QRP Satellite Operations: Working Birds with 5 Watts
Why less power is often more in satellite work
I do most of my satellite operating from a 6th floor condo in Ottawa with a handheld yagi and a radio putting out 5 watts. It works. Not just occasionally — reliably, on passes above about 15° elevation, with FM and SSB satellites alike. QRP satellite operation isn't a compromise; for portable work it's often the ideal approach.
Why QRP Works Well for Satellites
Satellite transponders are designed to be accessed by modest stations. The engineers who built SO-50, AO-91, FO-29, and RS-44 knew their users would be operating handheld radios and small yagis — not high-power base stations. The link budgets are calculated with this in mind.
There's also a practical reason to avoid high power: transponder capture. FM satellites use a capture-effect repeater, meaning a strong signal can dominate the transponder and prevent weaker stations from being heard. A 50-watt station with a big yagi on an FM satellite isn't just unnecessary — it's actively antisocial. The satellite community has a strong norm of using the minimum power needed to access the bird cleanly.
For linear transponder (SSB) satellites like FO-29 and RS-44, the situation is even clearer. The transponder has a fixed total power output shared across all signals in the passband. A station running high power forces the automatic gain control to reduce gain for everyone else. Again, 5 watts with a good antenna is the right approach.
Antenna Matters More Than Power
In satellite work, antenna gain has a much more significant impact on your link budget than transmit power. A 6 dBd yagi gives you the equivalent of multiplying your power by four — and it improves both transmit and receive simultaneously, while a power increase only helps transmit.
For portable QRP satellite work, the go-to antenna is the Arrow II — a handheld dual-band yagi with separate elements for 2m and 70cm on the same boom. It's lightweight, easy to point, and has been the standard for portable satellite work for decades. A homebrew 3-element yagi for each band works just as well at a fraction of the cost.
The antenna has two jobs: improving your transmit signal into the satellite, and — just as importantly — pulling the downlink out of the noise. A rubber duck on a handheld often works for high-elevation passes on strong FM satellites, but a small yagi opens up lower passes and makes SSB work practical.
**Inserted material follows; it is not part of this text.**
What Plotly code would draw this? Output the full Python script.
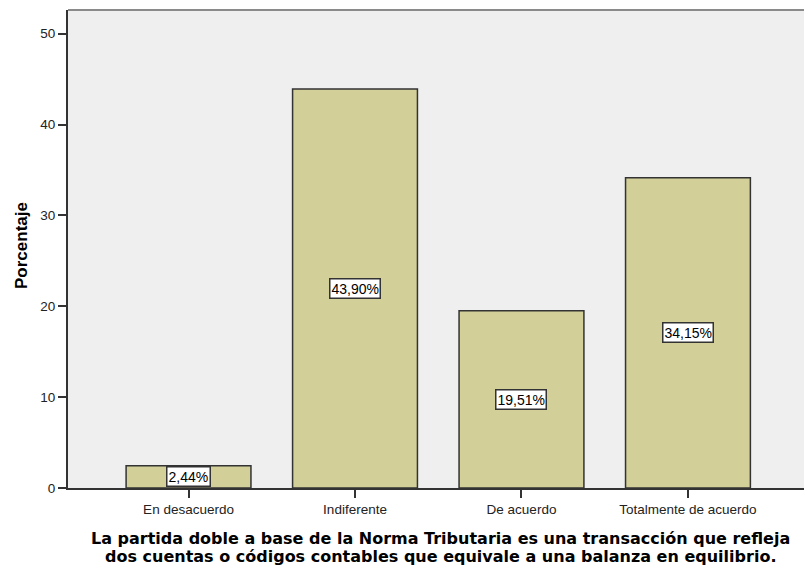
import plotly.graph_objects as go

categories = ["En desacuerdo", "Indiferente", "De acuerdo", "Totalmente de acuerdo"]
values = [2.44, 43.90, 19.51, 34.15]
labels = ["2,44%", "43,90%", "19,51%", "34,15%"]
y_ticks = [0, 10, 20, 30, 40, 50]
x_title_lines = [
    "La partida doble a base de la Norma Tributaria es una transacción que refleja",
    "dos cuentas o códigos contables que equivale a una balanza en equilibrio.",
]
y_title = "Porcentaje"

W, H = 804, 566
ML, MR, MT, MB = 68, 0, 10, 78
plot_w = W - ML - MR
plot_h = H - MT - MB

def px_x(px):
    return (px - ML) / plot_w

def px_y(py):
    return (H - MB - py) / plot_h

xs = list(range(len(categories)))

fig = go.Figure()
fig.add_trace(go.Bar(
    x=xs, y=values, width=0.75,
    marker=dict(color="#d3cf98", line=dict(color="#333333", width=1.5)),
    hoverinfo="skip",
))

tick_font = dict(family="Liberation Sans, Arial", size=13.5, color="#222")

annotations = []
for i, (v, t) in enumerate(zip(values, labels)):
    annotations.append(dict(
        x=i, y=v / 2, xref="x", yref="y", text=t, showarrow=False,
        font=dict(family="Liberation Sans, Arial", size=14, color="#000"),
        bgcolor="white", bordercolor="#333333", borderwidth=1.5, borderpad=1,
    ))

for j, line in enumerate(x_title_lines):
    annotations.append(dict(
        x=px_x(440), y=px_y(538 + 18 * j), xref="paper", yref="paper",
        text="<b>" + line + "</b>", showarrow=False,
        font=dict(family="DejaVu Sans", size=16, color="#000"),
        xanchor="center", yanchor="middle",
    ))

annotations.append(dict(
    x=px_x(21), y=px_y(245), xref="paper", yref="paper",
    text="<b>" + y_title + "</b>", showarrow=False, textangle=-90,
    font=dict(family="Liberation Sans, Arial", size=17, color="#000"),
    xanchor="center", yanchor="middle",
))

fig.update_layout(
    width=W, height=H,
    margin=dict(l=ML, r=MR, t=MT, b=MB),
    paper_bgcolor="white", plot_bgcolor="#efefef",
    showlegend=False,
    annotations=annotations,
    xaxis=dict(
        tickmode="array", tickvals=xs, ticktext=categories,
        range=[-0.724, 3.697], showgrid=False, zeroline=False,
        showline=True, linecolor="#333333", linewidth=2,
        ticks="outside", ticklen=8, tickcolor="#333333", tickwidth=1.5,
        tickfont=tick_font, automargin=False, fixedrange=True,
    ),
    yaxis=dict(
        tickmode="array", tickvals=y_ticks,
        range=[0, 52.6], showgrid=False, zeroline=False,
        showline=True, linecolor="#333333", linewidth=2,
        ticks="outside", ticklen=8, tickcolor="#333333", tickwidth=1.5,
        tickfont=tick_font, automargin=False, fixedrange=True,
    ),
    shapes=[dict(type="line", xref="paper", yref="paper", x0=0, x1=1, y0=1, y1=1,
                 line=dict(color="#8a8a8a", width=2))],
)

fig.write_html("out.html", post_script="document.body.style.margin='0';",
               config={"displayModeBar": False})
The QRP Rig for Satellites
The Yaesu FT-818ND has become almost the standard portable satellite radio, and for good reason. It covers 2m and 70cm, puts out 6 watts, fits in a pocket, runs on batteries, and has a built-in TCXO for excellent frequency stability — important for SSB work where frequency accuracy matters. Split operation lets you set different VFO frequencies for uplink and downlink simultaneously.
Any modern dual-band handheld works for FM satellites. For SSB satellites, you need a radio that can operate SSB on VHF/UHF — this narrows the field considerably. The FT-818, IC-9700, and IC-705 are the most common choices. The IC-9700 is a full-featured base station; the IC-705 and FT-818 are the portable options.
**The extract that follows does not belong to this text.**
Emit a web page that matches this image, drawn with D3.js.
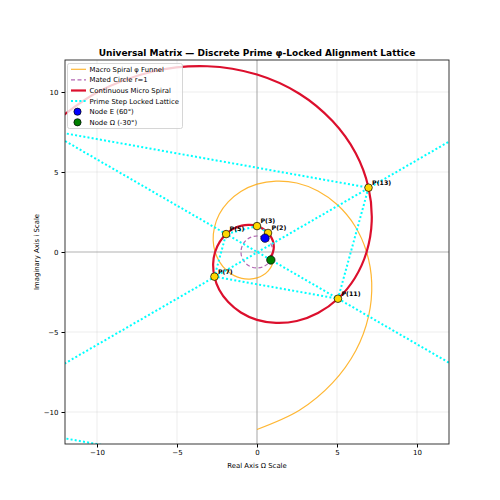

Technique Tips for QRP Portable Work
Point the antenna before AOS. Know the AOS azimuth from Ham Sat Tracker and face that direction before the satellite rises. Starting to track from the beginning of the pass gives you more usable time and avoids scrambling to find the satellite after it's already up.
Elevation matters more than azimuth at TCA. Near TCA on a high-elevation pass, the satellite is nearly overhead and moving slowly in azimuth but the elevation changes quickly. Keep the antenna angled up appropriately — pointing at the horizon while the satellite is 60° high costs you significant signal.
Use AntTrack for real-time pointing guidance. Ham Sat Tracker's built-in antenna pointing tool uses your phone's compass and tilt sensor to show you where to point throughout the pass. For portable work where you're juggling a radio, a yagi, and a phone, having real-time azimuth and elevation guidance removes one variable from an already busy situation.
Keep a hand free. The classic satellite portable setup: radio in a chest harness or hanging from a neck strap, yagi in one hand, phone showing AntTrack in the other. Sounds awkward, works well once you've done it a few times.
Use the minimum power that gives a clean signal. Start at 1–2 watts on FM satellites and listen for your own downlink. If it's clean and others can hear you, you have enough power. Increase only if you're struggling on a low-elevation pass or there's QRM.
Portable Locations
One of the great advantages of QRP portable satellite work is flexibility. You're not tied to a fixed antenna installation. A parking garage rooftop, a hill, an open field — any clear sky horizon works. The satellite doesn't care that you're operating from a camp chair in a provincial park.
For condo and apartment operators, a balcony or rooftop access point is often enough. The key is clear sky in the direction of the pass — check the AOS azimuth and LOS azimuth from Ham Sat Tracker against what your location can actually see before committing to a pass.
Satellite operating rewards portable operation in a way that most other aspects of amateur radio don't. The combination of QRP power, a simple handheld yagi, a phone running Ham Sat Tracker, and a good overhead pass is genuinely one of the most satisfying experiences in the hobby.